#### DATA LINES ####
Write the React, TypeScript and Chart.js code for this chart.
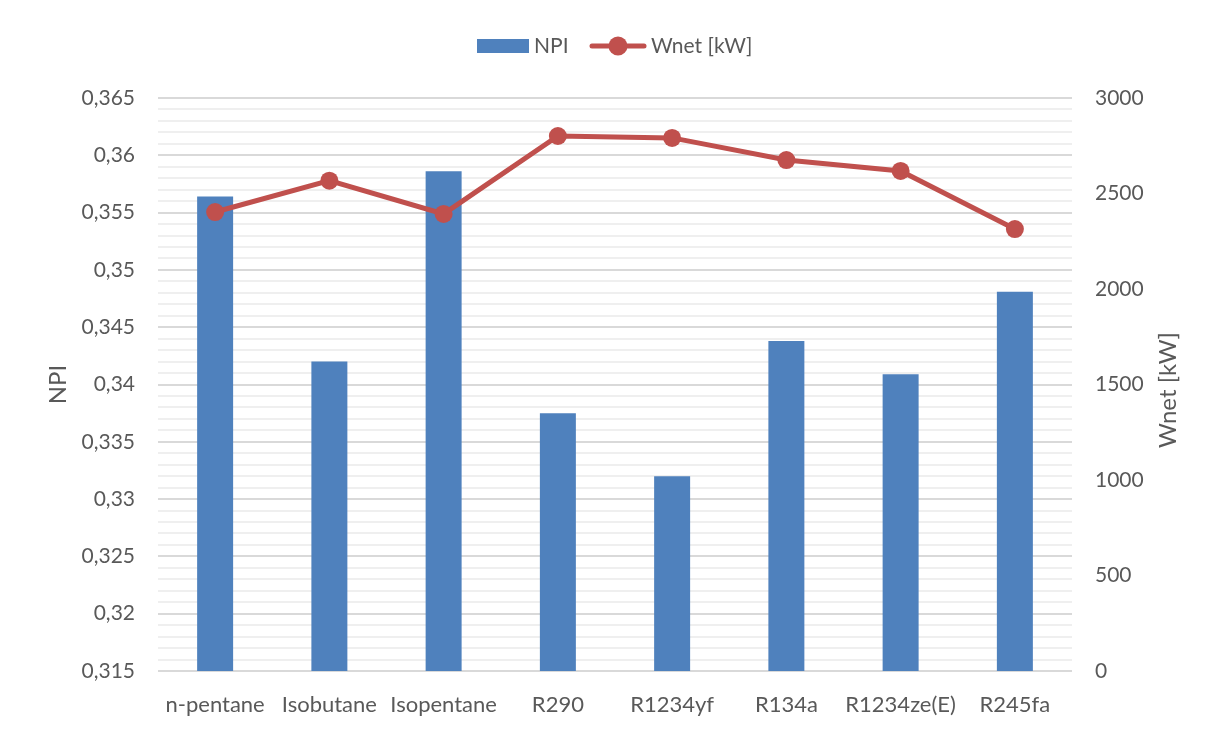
import React, { useEffect, useRef } from "react";
import { Chart, registerables } from "chart.js";

Chart.register(...registerables);

const categories = ["n-pentane", "Isobutane", "Isopentane", "R290", "R1234yf", "R134a", "R1234ze(E)", "R245fa"];
const npiValues = [0.3564, 0.342, 0.3586, 0.3375, 0.332, 0.3438, 0.3409, 0.3481];
const wnetValues = [2403, 2567, 2393, 2801, 2791, 2675, 2618, 2314];
const seriesNames = ["NPI", "Wnet [kW]"];
const axisTitles = ["NPI", "Wnet [kW]"];

const BLUE = "#4F81BD";
const RED = "#C0504D";
const TEXT = "#595959";
const FONT = "Lato, 'Open Sans', sans-serif";

const isMajor = (v: number) => Math.round(v * 1000) % 5 === 0;
const fmtNpi = (v: number) => (Math.round(v * 1000) / 1000).toString().replace(".", ",");

const overlayPlugin = {
  id: "overlay",
  afterDraw(chart: any) {
    const ctx = chart.ctx as CanvasRenderingContext2D;
    ctx.save();
    // legend
    ctx.font = `21px ${FONT}`;
    ctx.fillStyle = TEXT;
    ctx.textBaseline = "middle";
    ctx.textAlign = "left";
    const cy = 38;
    ctx.fillStyle = BLUE;
    ctx.fillRect(469, cy - 7, 52, 14);
    ctx.fillStyle = TEXT;
    ctx.fillText(seriesNames[0], 526, cy);
    ctx.strokeStyle = RED;
    ctx.lineWidth = 5;
    ctx.lineCap = "round";
    ctx.beginPath();
    ctx.moveTo(584, cy);
    ctx.lineTo(636, cy);
    ctx.stroke();
    ctx.fillStyle = RED;
    ctx.beginPath();
    ctx.arc(610, cy, 9.5, 0, Math.PI * 2);
    ctx.fill();
    ctx.fillStyle = TEXT;
    ctx.fillText(seriesNames[1], 643, cy);
    // right axis title
    ctx.font = `24px ${FONT}`;
    ctx.translate(1160, 382);
    ctx.rotate(-Math.PI / 2);
    ctx.textAlign = "center";
    ctx.fillText(axisTitles[1], 0, 0);
    ctx.restore();
  },
};

export default function App() {
  const ref = useRef<HTMLCanvasElement | null>(null);

  useEffect(() => {
    if (!ref.current) return;
    const chart = new Chart(ref.current, {
      type: "bar",
      data: {
        labels: categories,
        datasets: [
          {
            type: "line",
            label: seriesNames[1],
            data: wnetValues,
            yAxisID: "y2",
            borderColor: RED,
            backgroundColor: RED,
            borderWidth: 5,
            pointRadius: 9,
            pointBackgroundColor: RED,
            pointBorderColor: RED,
            pointBorderWidth: 0,
            tension: 0,
            order: 0,
          } as any,
          {
            type: "bar",
            label: seriesNames[0],
            data: npiValues,
            yAxisID: "y",
            backgroundColor: BLUE,
            barPercentage: 0.315,
            categoryPercentage: 1,
            order: 1,
          } as any,
        ],
      },
      options: {
        responsive: false,
        animation: false,
        devicePixelRatio: 1,
        layout: { padding: { top: 90, left: 0, right: 0, bottom: 0 } },
        plugins: {
          legend: { display: false },
          tooltip: { enabled: false },
        },
        scales: {
          x: {
            grid: { display: false },
            border: { display: false },
            ticks: { color: TEXT, font: { family: FONT, size: 22 }, padding: 13, maxRotation: 0, autoSkip: false },
            afterFit: (s: any) => {
              s.height = 60;
            },
          },
          y: {
            position: "left",
            min: 0.315,
            max: 0.365,
            border: { display: false },
            grid: {
              drawTicks: false,
              color: (c: any) => (isMajor(c.tick.value) ? "#d9d9d9" : "#efefef"),
              lineWidth: 2,
            },
            ticks: {
              stepSize: 0.001,
              maxTicksLimit: 100,
              autoSkip: false,
              padding: 23,
              color: TEXT,
              font: { family: FONT, size: 21 },
              callback: (v: any) => (isMajor(Number(v)) ? fmtNpi(Number(v)) : ""),
            },
            title: {
              display: true,
              text: axisTitles[0],
              color: TEXT,
              font: { family: FONT, size: 24 },
              padding: { top: 36, bottom: 0 },
            },
            afterFit: (s: any) => {
              s.width = 150;
            },
          },
          y2: {
            position: "right",
            min: 0,
            max: 3000,
            border: { display: false },
            grid: { display: false, drawTicks: false },
            ticks: {
              stepSize: 500,
              padding: 23,
              color: TEXT,
              font: { family: FONT, size: 21 },
              callback: (v: any) => String(v),
            },
            afterFit: (s: any) => {
              s.width = 141;
            },
          },
        },
      },
      plugins: [overlayPlugin],
    } as any);
    return () => chart.destroy();
  }, []);

  return (
    <div style={{ position: "relative", width: 1205, height: 723 }}>
      <div
        style={{
          position: "absolute",
          left: -2,
          top: -2,
          width: 1207,
          height: 725,
          boxSizing: "border-box",
          borderLeft: "2px solid #d9d9d9",
          borderTop: "2px solid #d9d9d9",
          pointerEvents: "none",
        }}
      />
      <canvas ref={ref} width={1205} height={723} style={{ display: "block" }} />
    </div>
  );
}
####
Look at the listing and set down only the lines from its start through the line with "Chart.register(...registerables);", word for word and without pictures.

Write the React, TypeScript and Chart.js code for this chart.
import React, { useEffect, useRef } from "react";
import { Chart, registerables } from "chart.js";

Chart.register(...registerables);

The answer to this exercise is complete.